Here's my possible matings...

Texel Siamese Doe - parents unknown


and

Angora Black Pied Buck- sire Siamese X dam black texel pied
(he's still a widdle baby)


Or

Texel Siamese Doe


and

Standard Ivory Buck - only 2 weeks old at the moment


What are the possibilities from these two matings?


----------



## Fantasia Mousery (Jul 16, 2011)

From the first pairing you would get Siamese and Black. Possibly some other colours if they carry anything else in common.
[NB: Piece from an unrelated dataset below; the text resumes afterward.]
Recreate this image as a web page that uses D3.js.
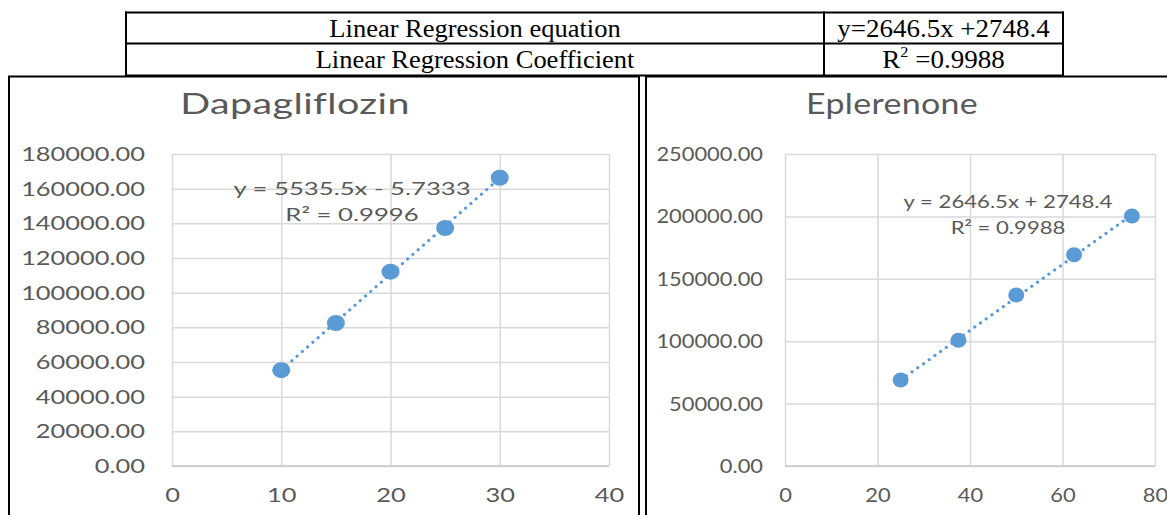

As for the fur, you would likely get Texel, maybe SH. I don't know what Angora is in mice.
From the second pairing you would get Himalaya only, assuming the buck is a "real" PEW (meaning he is c/c and not p/p). If he is p/p, there is no way to tell. If the doe is Re/Re, all the babies will be Astrex. If the doe is Re/re, half the babies will be Astrex. If the buck carres LH, some of the babies will be Texel.


----------



## shadowmouse (Sep 17, 2010)

Wow. Cool. The ivory buck has satin siblings. That's about all I know.

What is the difference between astrex and rex?


----------



## Laigaie (Mar 7, 2011)

Same thing. And by ivory, that breeder (THM) usually means black-eyed white, or ce/c, so the pairing between the texel himi/siamese (unknown--color too variable in my texel/angora c-dilute line) doe and the ivory buck from THM will definitely give you himis, colorpoint beiges, and will get you more ivory and pew if she's himi instead of siamese.


----------



## shadowmouse (Sep 17, 2010)

Laigaie said:


> Same thing. And by ivory, that breeder (THM) usually means black-eyed white, or ce/c, so the pairing between the texel himi/siamese (unknown--color too variable in my texel/angora c-dilute line) doe and the ivory buck from THM will definitely give you himis, colorpoint beiges, and will get you more ivory and pew if she's himi instead of siamese.


So ce/c doesn't mask colors like albino?

What if I cross her to my black pied angora buck?


----------



## Laigaie (Mar 7, 2011)

ce/c is ivory/cream/black-eyed white. It does mask the color, but leaves you with black eyes. Crossed to black, you'll get black.


----------